La mayor parte de su vida y de su peculiar reinado transcurrieron casi por completo en San Francisco, convirtiéndose él mismo en una atracción turística más. Su muerte fue rápida e inesperada: falleció el 8 de enero de 1880, víctima de un repentino ataque de apoplejía mientras caminaba por una calle de San Francisco para asistir a una conferencia en la Academia de Ciencias Naturales. Su muerte causó un gran estupor entre los ciudadanos y los periódicos publicaron extensos álbumes de fotografías y reportajes sobre los principales hitos de su vida. A sus funerales asistieron unas diez mil personas, incluidas dos mil mujeres y niños, y el cortejo fúnebre se extendió por más de tres kilómetros, hasta el cementerio masónico de la ciudad. Una vez allí, un coro de doscientos jóvenes que profesaban inmenso cariño al difundo entonó sus himnos predilectos mientras lo sepultaban.
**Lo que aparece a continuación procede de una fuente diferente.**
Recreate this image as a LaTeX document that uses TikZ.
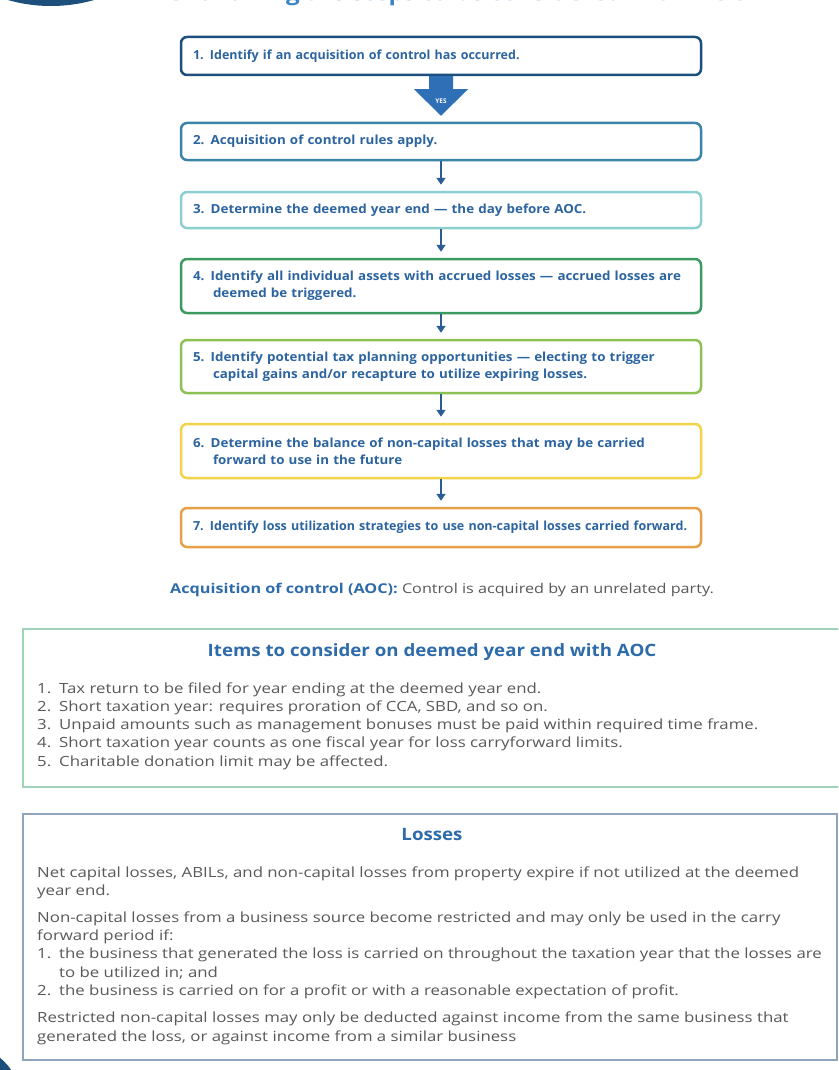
\documentclass[tikz,border=0pt]{standalone}
\usepackage{fontspec}
\setmainfont{Open Sans}
\newfontfamily\bodyfont{Open Sans}[FakeStretch=1.2]
\newfontfamily\boxfont{Open Sans}[FakeStretch=1.07]
\newfontfamily\headfont{Open Sans}[FakeStretch=1.1]
\usetikzlibrary{arrows.meta,calc}
\definecolor{navy}{HTML}{1D4F7C}
\definecolor{boxtext}{HTML}{2C64A0}
\definecolor{titleblue}{HTML}{2E6BAA}
\definecolor{yesblue}{HTML}{2F6FB5}
\definecolor{arrowblue}{HTML}{2B5D93}
\definecolor{ctwo}{HTML}{3A84A8}
\definecolor{cthree}{HTML}{8CCFCF}
\definecolor{cfour}{HTML}{3C9A60}
\definecolor{cfive}{HTML}{8DC153}
\definecolor{csix}{HTML}{F2D34A}
\definecolor{cseven}{HTML}{E8A048}
\definecolor{itemsborder}{HTML}{9FD4B8}
\definecolor{lossborder}{HTML}{8EA5BD}
\definecolor{bodygray}{HTML}{58595B}
\definecolor{toptitle}{HTML}{3A86C8}
\tikzset{
  stepbox/.style={draw, rounded corners=6pt, line width=2.5pt, minimum width=520pt,
    text width=496pt, inner xsep=12pt, inner ysep=0pt, align=left, fill=white,
    font=\boxfont\bfseries\fontsize{12.5}{17}\selectfont, text=boxtext},
  narrowstep/.style={font=\bfseries\fontsize{12.5}{17}\selectfont},
  smallarrow/.style={draw=arrowblue, line width=2pt, -{Triangle[width=9pt,length=7pt]}, shorten >=6pt},
  bodytext/.style={anchor=base west, inner sep=0pt, text=bodygray, font=\bodyfont\fontsize{14}{18}\selectfont},
  headtext/.style={anchor=base, inner sep=0pt, text=titleblue, font=\headfont\bfseries\fontsize{17}{20}\selectfont},
  panel/.style={anchor=north west, inner sep=0pt, fill=white}
}
\begin{document}
\begin{tikzpicture}[x=1pt,y=-1pt]
\useasboundingbox (0,0) rectangle (838,1070);
\clip (0,0) rectangle (838,1070);
\fill[white] (0,0) rectangle (838,1070);
% cut-off decorations
\fill[navy] (51,-151) circle (157);
\fill[navy] (-40,1105) circle (62);
\node[anchor=base, inner sep=0pt, text=toptitle, font=\headfont\bfseries\fontsize{22}{24}\selectfont] (toptitle) at (442,1) {The following are steps to be considered in an AOC};
% steps
\node[stepbox, narrowstep, draw=navy, minimum height=38pt, text depth=2pt] (b1) at (441,56) {1. Identify if an acquisition of control has occurred.};
\node[stepbox, draw=ctwo, minimum height=37pt] (b2) at (441,141.5) {2. Acquisition of control rules apply.};
\node[stepbox, draw=cthree, minimum height=36pt] (b3) at (441,210) {3. Determine the deemed year end — the day before AOC.};
\node[stepbox, draw=cfour, minimum height=54pt] (b4) at (441,286) {4. Identify all individual assets with accrued losses — accrued losses are\\\hspace*{20pt}deemed be triggered.};
\node[stepbox, draw=cfive, minimum height=53pt] (b5) at (441,366.5) {5. Identify potential tax planning opportunities — electing to trigger\\\hspace*{20pt}capital gains and/or recapture to utilize expiring losses.};
\node[stepbox, draw=csix, minimum height=54pt] (b6) at (441,451) {6. Determine the balance of non-capital losses that may be carried\\\hspace*{20pt}forward to use in the future};
\node[stepbox, narrowstep, draw=cseven, minimum height=39pt] (b7) at (441,527.5) {7. Identify loss utilization strategies to use non-capital losses carried forward.};
% YES arrow
\fill[yesblue] ($(b1.south)+(-12,0)$) -- ($(b1.south)+(12,0)$) -- ($(b1.south)+(12,13)$) -- ($(b1.south)+(27,13)$)
  -- ($(b2.north)+(0,-6)$) -- ($(b1.south)+(-27,13)$) -- ($(b1.south)+(-12,13)$) -- cycle;
\node[inner sep=0pt, text=white, font=\bfseries\fontsize{6.5}{7}\selectfont] (yes) at ($(b1.south)+(0,25)$) {YES};
\draw[smallarrow] (b2) -- (b3);
\draw[smallarrow] (b3) -- (b4);
\draw[smallarrow] (b4) -- (b5);
\draw[smallarrow] (b5) -- (b6);
\draw[smallarrow] (b6) -- (b7);
% definition
\node[anchor=base, inner sep=0pt, font=\bodyfont\fontsize{13.5}{16}\selectfont, text=bodygray] (aoc) at (442,593) {\textcolor{titleblue}{\bfseries Acquisition of control (AOC):} Control is acquired by an unrelated party.};
% items panel
\node[panel, draw=itemsborder, line width=2pt, minimum width=830pt, minimum height=158pt] (items) at (22,628) {};
\node[headtext] (itemshead) at (432,656) {Items to consider on deemed year end with AOC};
\node[bodytext] (n1) at (37,693) {1.};
\node[bodytext] (i1) at (59,693) {Tax return to be filed for year ending at the deemed year end.};
\node[bodytext] (n2) at (37,711) {2.};
\node[bodytext] (i2) at (59,711) {Short taxation year: requires proration of CCA, SBD, and so on.};
\node[bodytext] (n3) at (37,729) {3.};
\node[bodytext] (i3) at (59,729) {Unpaid amounts such as management bonuses must be paid within required time frame.};
\node[bodytext] (n4) at (37,747) {4.};
\node[bodytext] (i4) at (59,747) {Short taxation year counts as one fiscal year for loss carryforward limits.};
\node[bodytext] (n5) at (37,766) {5.};
\node[bodytext] (i5) at (59,766) {Charitable donation limit may be affected.};
% losses panel
\node[panel, draw=lossborder, line width=1.5pt, minimum width=814pt, minimum height=246pt] (losses) at (22,813) {};
\node[headtext] (losshead) at (432,840) {Losses};
\node[bodytext] (l1) at (37,877) {Net capital losses, ABILs, and non-capital losses from property expire if not utilized at the deemed};
\node[bodytext] (l2) at (37,895) {year end.};
\node[bodytext] (l3) at (37,922) {Non-capital losses from a business source become restricted and may only be used in the carry};
\node[bodytext] (l4) at (37,940) {forward period if:};
\node[bodytext] (ln1) at (37,958) {1.};
\node[bodytext] (l5) at (59,958) {the business that generated the loss is carried on throughout the taxation year that the losses are};
\node[bodytext] (l6) at (59,977) {to be utilized in; and};
\node[bodytext] (ln2) at (37,995) {2.};
\node[bodytext] (l7) at (59,995) {the business is carried on for a profit or with a reasonable expectation of profit.};
\node[bodytext] (l8) at (37,1022) {Restricted non-capital losses may only be deducted against income from the same business that};
\node[bodytext] (l9) at (37,1041) {generated the loss, or against income from a similar business};
\end{tikzpicture}
\end{document}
En 1934 sus restos fueron trasladados, a expensas de la ciudadanía, al cementerio Woodlawn, bajo una lápida con el epitafio: “Emperador de los Estados Unidos y Protector de México”.

Su necrológica decía así: “El Emperador Norton no mató a nadie, no robó a nadie, no se apoderó de la patria de nadie. De la mayoría de sus colegas no se puede decir lo mismo”.

No es infrecuente que personas afectadas por una psicosis tengan lo que se suele llamar “delirios de grandeza” pero el caso de Norton es peculiar porque consiguió que la gente de San Francisco le apreciara y le siguiera la corriente. Se dirigían a él como “Su Majestad”. De hecho, era percibido como un buen conversador, gentil y amable, cortés con los niños y respetuoso con los mayores. Por todo ello no resulta extraño que la gente le quisiera. Seguramente muchos pensarían que aquel emperador de opereta era mejor que algunos de sus legítimos gobernantes.

Joshua A. Norton, o Norton I, el hasta la fecha único emperador de los Estados Unidos, tuvo su repercusión también en la cultura popular e influencia posterior. Así, Mark Twain lo convirtió en eterno cuando en su novela Las aventuras de Huckleberry Finn basó el personaje del rey en él.

En el centenario de su fallecimiento, en 1980, tuvieron lugar una multitud de ceremonias en San Francisco, conmemorando este hecho y en la actualidad existe un grupo de simpatizantes que promueve una iniciativa que busca cambiar el nombre del puente de la bahía de San Francisco por el de Emperor Norton Bridge.

Su legado llega también a cómics, novelas o series de televisión. Es el caso de Bonanza, que, en la década de los sesenta del siglo XX, le dedicó un episodio en donde Norton, además de haber ideado el puente colgante Golden Gate, aparece como un gran defensor de los habitantes chinos de San Francisco y amigo personal de Mark Twain.